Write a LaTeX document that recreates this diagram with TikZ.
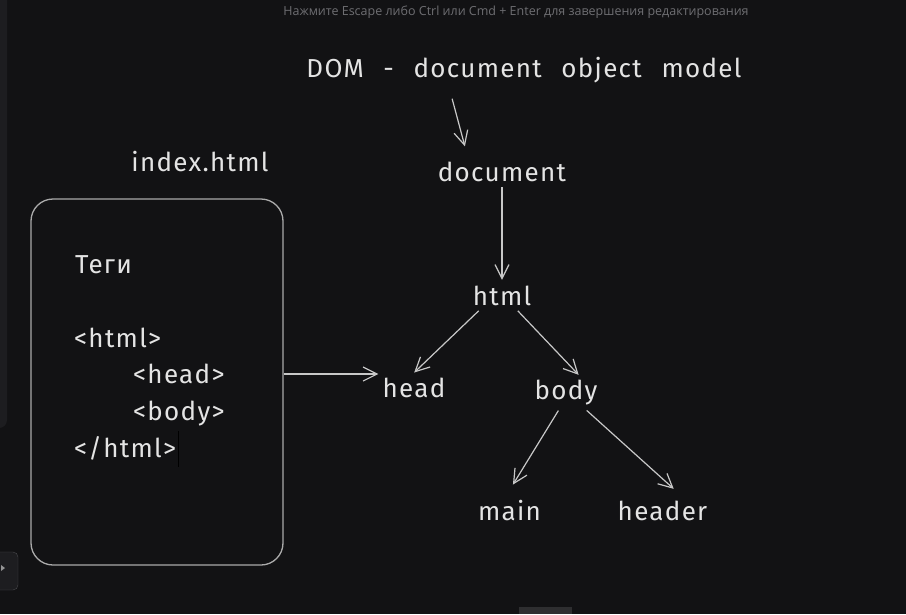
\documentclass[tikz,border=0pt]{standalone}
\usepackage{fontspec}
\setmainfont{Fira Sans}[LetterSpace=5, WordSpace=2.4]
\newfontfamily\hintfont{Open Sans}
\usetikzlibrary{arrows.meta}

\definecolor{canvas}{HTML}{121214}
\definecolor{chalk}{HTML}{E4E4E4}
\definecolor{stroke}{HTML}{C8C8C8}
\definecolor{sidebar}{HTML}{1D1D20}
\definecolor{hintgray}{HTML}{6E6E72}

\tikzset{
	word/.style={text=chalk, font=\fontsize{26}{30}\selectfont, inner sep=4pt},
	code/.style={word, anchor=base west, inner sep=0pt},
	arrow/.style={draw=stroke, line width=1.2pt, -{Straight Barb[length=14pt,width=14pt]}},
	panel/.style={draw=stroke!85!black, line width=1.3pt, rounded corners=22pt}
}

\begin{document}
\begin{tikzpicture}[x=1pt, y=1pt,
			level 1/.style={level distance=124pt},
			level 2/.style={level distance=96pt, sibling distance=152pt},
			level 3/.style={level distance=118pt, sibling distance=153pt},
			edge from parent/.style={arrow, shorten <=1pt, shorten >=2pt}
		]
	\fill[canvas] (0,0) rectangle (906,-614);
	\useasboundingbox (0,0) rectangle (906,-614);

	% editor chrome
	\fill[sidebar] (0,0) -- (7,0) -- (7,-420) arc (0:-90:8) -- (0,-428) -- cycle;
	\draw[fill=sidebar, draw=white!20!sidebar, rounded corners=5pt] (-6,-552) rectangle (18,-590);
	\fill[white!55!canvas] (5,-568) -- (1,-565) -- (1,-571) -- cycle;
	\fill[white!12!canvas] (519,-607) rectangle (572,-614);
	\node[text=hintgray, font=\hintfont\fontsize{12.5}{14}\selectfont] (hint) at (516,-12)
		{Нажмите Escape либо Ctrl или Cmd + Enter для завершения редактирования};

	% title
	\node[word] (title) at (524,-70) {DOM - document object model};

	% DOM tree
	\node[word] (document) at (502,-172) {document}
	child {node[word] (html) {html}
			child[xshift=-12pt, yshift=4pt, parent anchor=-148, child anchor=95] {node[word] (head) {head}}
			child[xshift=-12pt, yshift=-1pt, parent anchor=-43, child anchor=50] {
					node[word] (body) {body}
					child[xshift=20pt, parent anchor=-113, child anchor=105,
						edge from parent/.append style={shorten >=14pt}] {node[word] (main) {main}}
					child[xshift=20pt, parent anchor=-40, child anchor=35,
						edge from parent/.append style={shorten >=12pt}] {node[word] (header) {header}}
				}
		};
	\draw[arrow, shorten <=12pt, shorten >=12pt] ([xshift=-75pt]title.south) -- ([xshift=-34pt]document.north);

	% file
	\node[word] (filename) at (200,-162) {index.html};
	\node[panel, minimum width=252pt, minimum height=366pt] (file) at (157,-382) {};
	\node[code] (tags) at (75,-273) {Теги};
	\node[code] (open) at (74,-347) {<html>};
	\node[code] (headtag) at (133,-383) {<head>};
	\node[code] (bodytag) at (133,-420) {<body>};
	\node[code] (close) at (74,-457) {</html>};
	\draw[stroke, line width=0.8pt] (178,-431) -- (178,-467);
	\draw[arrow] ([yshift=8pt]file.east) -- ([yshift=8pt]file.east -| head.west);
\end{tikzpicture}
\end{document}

#### Stated goal:
Write out the listing above exactly as it stands, pictures excluded.

#### Correct result:
Write a LaTeX document that recreates this diagram with TikZ.
\documentclass[tikz,border=0pt]{standalone}
\usepackage{fontspec}
\setmainfont{Fira Sans}[LetterSpace=5, WordSpace=2.4]
\newfontfamily\hintfont{Open Sans}
\usetikzlibrary{arrows.meta}

\definecolor{canvas}{HTML}{121214}
\definecolor{chalk}{HTML}{E4E4E4}
\definecolor{stroke}{HTML}{C8C8C8}
\definecolor{sidebar}{HTML}{1D1D20}
\definecolor{hintgray}{HTML}{6E6E72}

\tikzset{
	word/.style={text=chalk, font=\fontsize{26}{30}\selectfont, inner sep=4pt},
	code/.style={word, anchor=base west, inner sep=0pt},
	arrow/.style={draw=stroke, line width=1.2pt, -{Straight Barb[length=14pt,width=14pt]}},
	panel/.style={draw=stroke!85!black, line width=1.3pt, rounded corners=22pt}
}

\begin{document}
\begin{tikzpicture}[x=1pt, y=1pt,
			level 1/.style={level distance=124pt},
			level 2/.style={level distance=96pt, sibling distance=152pt},
			level 3/.style={level distance=118pt, sibling distance=153pt},
			edge from parent/.style={arrow, shorten <=1pt, shorten >=2pt}
		]
	\fill[canvas] (0,0) rectangle (906,-614);
	\useasboundingbox (0,0) rectangle (906,-614);

	% editor chrome
	\fill[sidebar] (0,0) -- (7,0) -- (7,-420) arc (0:-90:8) -- (0,-428) -- cycle;
	\draw[fill=sidebar, draw=white!20!sidebar, rounded corners=5pt] (-6,-552) rectangle (18,-590);
	\fill[white!55!canvas] (5,-568) -- (1,-565) -- (1,-571) -- cycle;
	\fill[white!12!canvas] (519,-607) rectangle (572,-614);
	\node[text=hintgray, font=\hintfont\fontsize{12.5}{14}\selectfont] (hint) at (516,-12)
		{Нажмите Escape либо Ctrl или Cmd + Enter для завершения редактирования};

	% title
	\node[word] (title) at (524,-70) {DOM - document object model};

	% DOM tree
	\node[word] (document) at (502,-172) {document}
	child {node[word] (html) {html}
			child[xshift=-12pt, yshift=4pt, parent anchor=-148, child anchor=95] {node[word] (head) {head}}
			child[xshift=-12pt, yshift=-1pt, parent anchor=-43, child anchor=50] {
					node[word] (body) {body}
					child[xshift=20pt, parent anchor=-113, child anchor=105,
						edge from parent/.append style={shorten >=14pt}] {node[word] (main) {main}}
					child[xshift=20pt, parent anchor=-40, child anchor=35,
						edge from parent/.append style={shorten >=12pt}] {node[word] (header) {header}}
				}
		};
	\draw[arrow, shorten <=12pt, shorten >=12pt] ([xshift=-75pt]title.south) -- ([xshift=-34pt]document.north);

	% file
	\node[word] (filename) at (200,-162) {index.html};
	\node[panel, minimum width=252pt, minimum height=366pt] (file) at (157,-382) {};
	\node[code] (tags) at (75,-273) {Теги};
	\node[code] (open) at (74,-347) {<html>};
	\node[code] (headtag) at (133,-383) {<head>};
	\node[code] (bodytag) at (133,-420) {<body>};
	\node[code] (close) at (74,-457) {</html>};
	\draw[stroke, line width=0.8pt] (178,-431) -- (178,-467);
	\draw[arrow] ([yshift=8pt]file.east) -- ([yshift=8pt]file.east -| head.west);
\end{tikzpicture}
\end{document}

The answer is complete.